Kooperationsverbot: Stillstand in der Bildungsrepublik
Am 15. Juli war an der Universität Köln Bewerbungsschluss für das kommende Wintersemester. Auf die 8.000 verfügbaren Studienplätze kamen sage und schreibe 60.000 Bewerbungen. Für alle 140 Studienfächer gilt ein Numerus clausus. Ausnahmezustand herrscht nicht jedoch nicht nur in Köln, sondern an vielen Universitäten bundesweit. Zwar ist die Situation derzeit durch den doppelten Abiturjahrgang und die ausgesetzte Wehrplicht besonders prekär und wird sich aller Voraussicht nach in den nächsten Jahren wieder leicht verbessern. Das ändert aber nichts daran, dass die deutschen Universitäten mehr Geld grundsätzlich gut gebrauchen könnten. Es ist längst eine Binsenweisheit, dass Deutschland als ressourcenarmes Land auf gut ausgebildete Köpfe zwingend angewiesen ist und eine „Bildungsrepublik“ sein müsste. Jeder einzelne Studienanfänger sollte uns hoch willkommen sein. Gleichzeitig sollen und müssen die Universitäten der Nukleus der Spitzenforschung sein, auf die der Industriestandort Deutschland ebenso angewiesen ist wie auf qualifizierten Nachwuchs. In seinen Empfehlungen zur Sicherung des deutschen Wissenschaftssystems hat der Deutsche Wissenschaftsrat Mitte Juli formuliert, was für die Einlösung dieses Anspruches nötig ist: eine verlässliche Erhöhung der Grundfinanzierung der Hochschulen.
Dem steht derzeit allerdings nichts Geringeres im Wege als das Deutsche Grundgesetz. Und wie so oft macht dabei ein fehlendes Wörtchen einen großen Unterschied.

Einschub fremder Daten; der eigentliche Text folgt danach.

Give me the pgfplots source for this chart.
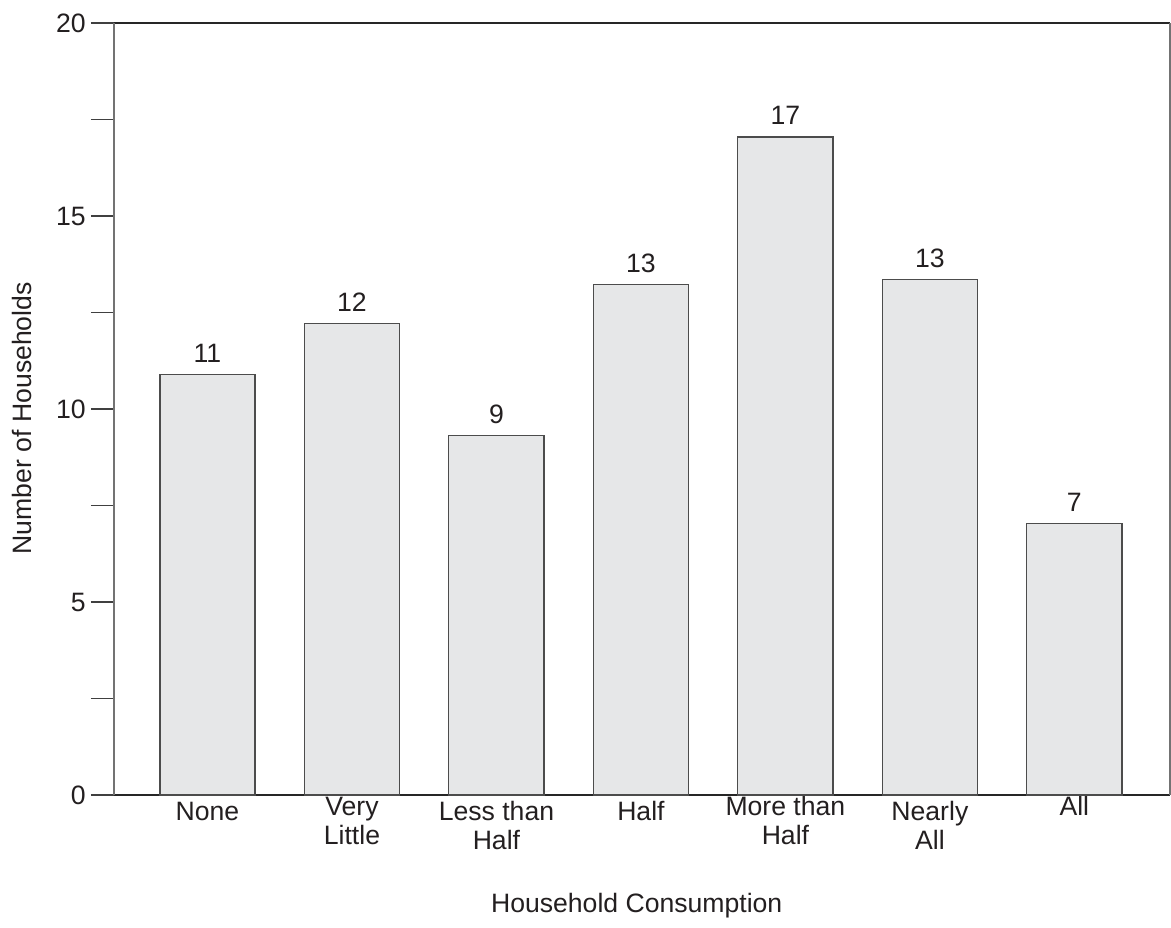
\documentclass[border=0pt]{standalone}
\usepackage{fontspec}
\setmainfont{Liberation Sans}
\usepackage{pgfplots}
\pgfplotsset{compat=1.18}
\definecolor{barfill}{HTML}{E6E7E8}
\definecolor{txt}{HTML}{231F20}
\pgfplotstableread{
x y lab
0 10.90 11
1 12.21 12
2 9.31 9
3 13.22 13
4 17.05 17
5 13.35 13
6 7.03 7
}\bardata
\newcommand{\tl}[1]{\begin{tabular}{@{}c@{}}#1\end{tabular}}
\newcommand{\up}[1]{\raisebox{2.5pt}[\height][\depth]{#1}}
\begin{document}
\fontsize{13.3}{14.8}\selectfont
\begin{tikzpicture}
\begin{axis}[
  scale only axis, width=528pt, height=386pt,
  xmin=-0.647, xmax=6.662, ymin=0, ymax=20,
  ytick={0,5,10,15,20}, minor ytick={2.5,7.5,12.5,17.5},
  ytick pos=left, xtick pos=lower, tick align=outside,
  major tick length=11.5pt, minor tick length=11.5pt,
  xtick={0,1,2,3,4,5,6},
  xticklabels={
    {\tl{None}},
    {\up{\tl{Very\\Little}}},
    {\tl{Less than\\Half}},
    {\tl{Half}},
    {\up{\tl{More than\\Half}}},
    {\tl{Nearly\\All}},
    {\up{\tl{All}}}},
  x tick style={draw=none},
  y tick style={black!75, line width=0.7pt},
  separate axis lines,
  every outer x axis line/.append style={black!85, line width=0.7pt},
  every outer y axis line/.append style={black!55, line width=0.7pt},
  every tick label/.append style={text=txt, font=\fontsize{13.3}{14.8}\selectfont},
  xticklabel style={anchor=north, inner sep=0pt, yshift=9.5pt},
  yticklabel style={anchor=east, inner sep=0pt, xshift=-2.5pt},
  /pgf/number format/assume math mode=true,
  xlabel={Household Consumption},
  ylabel={Number of Households},
  xlabel style={at={(axis description cs:0.495,-0.1528)}, anchor=base, text=txt, font=\fontsize{13.3}{14.8}\selectfont},
  ylabel style={at={(axis description cs:-0.0777,0.488)}, anchor=base, rotate=0, text=txt, font=\fontsize{13.3}{14.8}\selectfont},
]
\addplot[ybar, bar width=0.66, fill=barfill, draw=black!70, line width=0.7pt,
  point meta=explicit symbolic, nodes near coords,
  nodes near coords style={anchor=base, inner sep=0pt, yshift=6pt, text=txt, font=\fontsize{13.3}{14.8}\selectfont}]
  table[x=x, y=y, meta=lab] {\bardata};
\end{axis}
\path (current axis.south west) ++(-57pt,-63.5pt);
\path (current axis.north east) ++(0.5pt,11.5pt);
\end{tikzpicture}
\end{document}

In Artikel 91b Absatz 1 des Grundgesetzes heißt es: „Bund und Länder können […] zusammenwirken bei der Förderung von […] Vorhaben der Wissenschaft und Forschung an Hochschulen“. Weil in diesem Satz das Wort „Einrichtungen“ fehlt, darf sich der Bund nicht dauerhaft an der Finanzierung des deutschen Bildungssystems beteiligen. Dieses sogenannte Kooperationsverbot ist aber keineswegs eine unbeabsichtigte Regelungslücke, sondern das Ergebnis eines klassischen Kuhhandels.
Als die Bundesländer im Zuge der Förderalismusreform 2006 einen Teil ihrer Mitspracherechte bei Gesetzgebungsverfahren aufgaben, erhielten sie im Gegenzug ein Quasi-Monopol in der Bildungspolitik. Inzwischen hält diese Regelung kaum noch jemand für sinnvoll. Wie schon ihre Vorgängerin will Bundesbildungsministern Johanna Wanka das Kooperationsverbot abschaffen. Ein entsprechender Gesetzentwurf scheitere allerdings im Bundesrat. SPD und Grüne lehnen den Vorschlag ab, weil sie das Kooperationsverbot nicht nur an Hochschulen, sondern gleich im gesamten Bildungsbereich kippen wollen. Dann könnte der Bund beispielweise auch den Kita-Ausbau oder den Ganztagsschulunterricht fördern. Das wiederum ist vor allem für die CDU-regierten Bundesländer ein rotes Tuch, die eine Einmischung in die Bildungspolitik fürchten. Die für eine Grundgesetzänderung notwendige Zwei-Drittel-Mehrheit in Bundestag und Bundesrat scheint derzeit also kaum erreichbar.
Und während sich die schwarz-gelbe Bundesregierung und die rot-grünen Landesregierungen gegenseitig Blockade vorwerfen, rollt eine Welle mit Ablehnungsbescheiden für studienwillige Abiturienten durch das Land. Wer so mit der Zukunft des deutschen Bildungssystems verfährt, darf sich über eine zunehmende Politikverdrossenheit – gerade bei jüngeren Wählern – nicht wundern. Es bleibt also zu hoffen, dass nach der Bundestagswahl Bewegung eintritt. Denn eine Fortsetzung des bildungspolitischen Stillstandes können wir uns nicht leisten.